Shed Complex, Grady's 8-inch x 156-inch grid installation of 24 drawings of antlers, will be exhibited at the show. He said, "The focus is on the meaning of the marks and their relation to the images of the antlers. Collectively, the antlers mean something different than if they were presented as a succession of individual drawings."
Grady believes art does not have to be inaccessible. He believes anyone can appreciate new work by asking themselves this simple question: "Do I like looking at it?"
Mitchell is showing five sculptural pieces from her Filter series. "They all hang from the ceiling and are composed of a series of filter-like shapes, hanging one inside the other," she said. "In the most recent series, I have been exploring the different types of headaches I get. I have had two or three headaches a week my whole life and I realized what an influential element they have been, so I decided to try to address them through my work."
Humphreys has three paintings in the show: Ghost Town, The City Street (dedicated to his friend Mack) and The Mediator. He said, "These paintings deal with my experience of living in Idaho connected to the experience of family and friends as they contend with government, addiction, love and sacrifice."
Thomas said he's showing 10 drawings and paintings selected from his most recent completed work, the Unpainted Psalm Series. Chappell and Bothwell will also exhibit work.
All projekt locqa's shows have taken place within Idaho's borders, but it plans to exhibit regionally and nationally as well. Grady believes it's easier for artists to promote themselves as a group rather than as individuals. "I think galleries are more receptive to a group because they get a turn-key exhibit," he said. He noted that group exhibitions tend to be more diverse, offer a higher probability of filling a gallery with art and visitors, and appeal to a wider audience in other cities.
This desire for mobility is reflected in the collective's name. "We sat around in Surrel's living room and came up with a bunch of corny names," Grady said. Eventually, however, "locomotive" became "locqa"--a made-up word that suggests the conveyance of art and dialogue between people and places. The group decided on the alternative spelling of "projekt" after a Google search on the orthographically-correct version of the word turned up untold millions of hits.
Projekt locqa has since created a CD that is being used to introduce them to a wide variety of galleries and art institutions. It also has a Web site in the works. The members take pride in the fact that their different skill sets have combined to strengthen the group as a whole.

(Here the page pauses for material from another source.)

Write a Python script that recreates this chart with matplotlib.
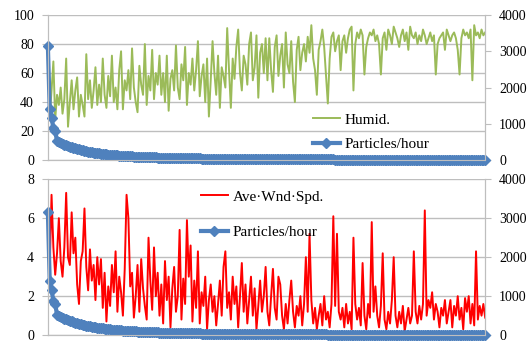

Grady, for example, brings a successful background in sales to the collective. Chappell handles public relations and marketing while the others provide CD and Web design along with a variety of the other business attributes needed to succeed.
Just as importantly, the collective provides the intellectual and interpersonal stimuli the artists need to thrive. Originally, the members of projekt locqa met weekly at Gernika in downtown Boise, held exhibitions in their respective studios, and hosted guest artists and speakers. Grady explained, "Artists work in isolation and spend all day looking at a piece of paper and they agonize. Or they don't work at all, and that's worse ... Our group brings energy. We feed on each other." He noted that having to meet deadlines for group shows has pushed him to create a significant body of new works.
Thomas, Humphreys and Mitchell similarly enjoy the strength and vitality generated by their participation in projekt locqa. Thomas cited communication with his peers and the chance to critique one another's work as important factors in his personnel growth and development as an artist. Mitchell feels that membership in the collectives offers not only the professional support of her fellow members, but also enables her to become more involved with other local artists. Humphreys particularly enjoys the company. "Everyone in this group is supportive of each other and we all recognize the importance of community," he said. "We share common interests in art, but we also share common values in family. I am learning from the life experiences of others in the group."
"I like the social aspect of [projekt locqa, too]," Mitchell said. "I like that we are all serious working artists. We're a group and we make group decisions, but we always seem to be able to work it out. It's fabulous."